* BEGIN *
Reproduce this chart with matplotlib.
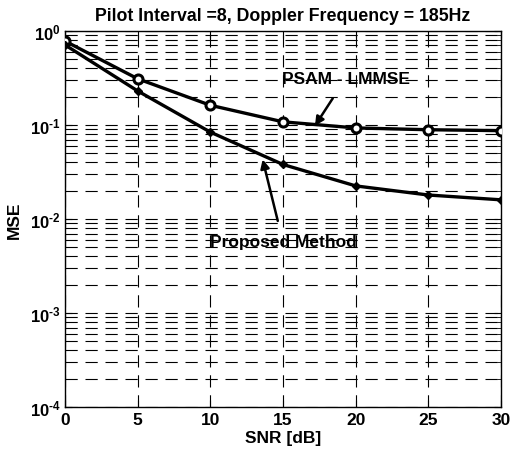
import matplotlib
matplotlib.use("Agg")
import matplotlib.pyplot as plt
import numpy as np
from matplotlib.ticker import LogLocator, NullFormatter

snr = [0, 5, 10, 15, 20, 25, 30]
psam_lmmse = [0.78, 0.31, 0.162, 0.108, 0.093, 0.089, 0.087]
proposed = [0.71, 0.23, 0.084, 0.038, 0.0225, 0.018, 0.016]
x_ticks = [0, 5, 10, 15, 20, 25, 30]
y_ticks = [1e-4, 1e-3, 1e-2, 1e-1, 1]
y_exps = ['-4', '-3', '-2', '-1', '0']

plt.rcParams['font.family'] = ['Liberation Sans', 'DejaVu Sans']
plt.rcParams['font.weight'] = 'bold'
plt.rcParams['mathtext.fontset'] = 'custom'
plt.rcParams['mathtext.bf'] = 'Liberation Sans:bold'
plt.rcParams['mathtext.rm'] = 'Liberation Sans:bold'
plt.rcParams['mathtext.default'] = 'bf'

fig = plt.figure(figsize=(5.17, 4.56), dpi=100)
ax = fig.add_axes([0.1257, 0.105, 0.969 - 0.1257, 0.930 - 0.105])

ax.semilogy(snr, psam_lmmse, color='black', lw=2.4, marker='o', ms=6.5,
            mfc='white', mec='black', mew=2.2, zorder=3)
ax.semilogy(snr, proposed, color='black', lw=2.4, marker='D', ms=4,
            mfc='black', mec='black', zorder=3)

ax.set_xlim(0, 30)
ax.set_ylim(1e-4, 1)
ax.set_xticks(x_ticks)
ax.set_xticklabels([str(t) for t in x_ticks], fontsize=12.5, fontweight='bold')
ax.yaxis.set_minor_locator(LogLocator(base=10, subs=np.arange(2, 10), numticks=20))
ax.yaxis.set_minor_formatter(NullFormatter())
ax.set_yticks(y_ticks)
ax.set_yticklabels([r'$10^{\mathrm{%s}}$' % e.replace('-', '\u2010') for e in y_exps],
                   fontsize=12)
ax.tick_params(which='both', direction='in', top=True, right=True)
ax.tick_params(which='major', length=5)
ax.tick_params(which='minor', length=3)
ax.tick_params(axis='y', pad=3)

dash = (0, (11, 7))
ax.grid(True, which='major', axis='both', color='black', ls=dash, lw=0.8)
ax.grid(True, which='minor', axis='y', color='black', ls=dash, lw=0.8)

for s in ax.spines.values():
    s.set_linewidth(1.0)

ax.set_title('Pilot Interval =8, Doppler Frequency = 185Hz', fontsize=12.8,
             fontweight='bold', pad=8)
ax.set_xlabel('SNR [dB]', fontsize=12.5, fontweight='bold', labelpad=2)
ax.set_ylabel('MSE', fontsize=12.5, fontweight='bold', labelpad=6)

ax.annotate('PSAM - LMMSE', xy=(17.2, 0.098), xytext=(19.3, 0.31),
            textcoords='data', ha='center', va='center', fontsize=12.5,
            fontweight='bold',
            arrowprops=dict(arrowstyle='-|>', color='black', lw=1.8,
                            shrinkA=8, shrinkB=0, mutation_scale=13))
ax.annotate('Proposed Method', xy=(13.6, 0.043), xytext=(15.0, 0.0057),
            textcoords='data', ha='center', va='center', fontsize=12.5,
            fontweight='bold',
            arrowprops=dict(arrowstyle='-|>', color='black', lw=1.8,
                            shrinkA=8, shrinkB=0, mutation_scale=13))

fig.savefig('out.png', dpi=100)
* END *
## [Work to complete]
Only the lines from the start of the material through the line containing "from matplotlib.ticker import" should be transcribed. Pictures stay out.

## [Solution to this task]
Reproduce this chart with matplotlib.
import matplotlib
matplotlib.use("Agg")
import matplotlib.pyplot as plt
import numpy as np
from matplotlib.ticker import LogLocator, NullFormatter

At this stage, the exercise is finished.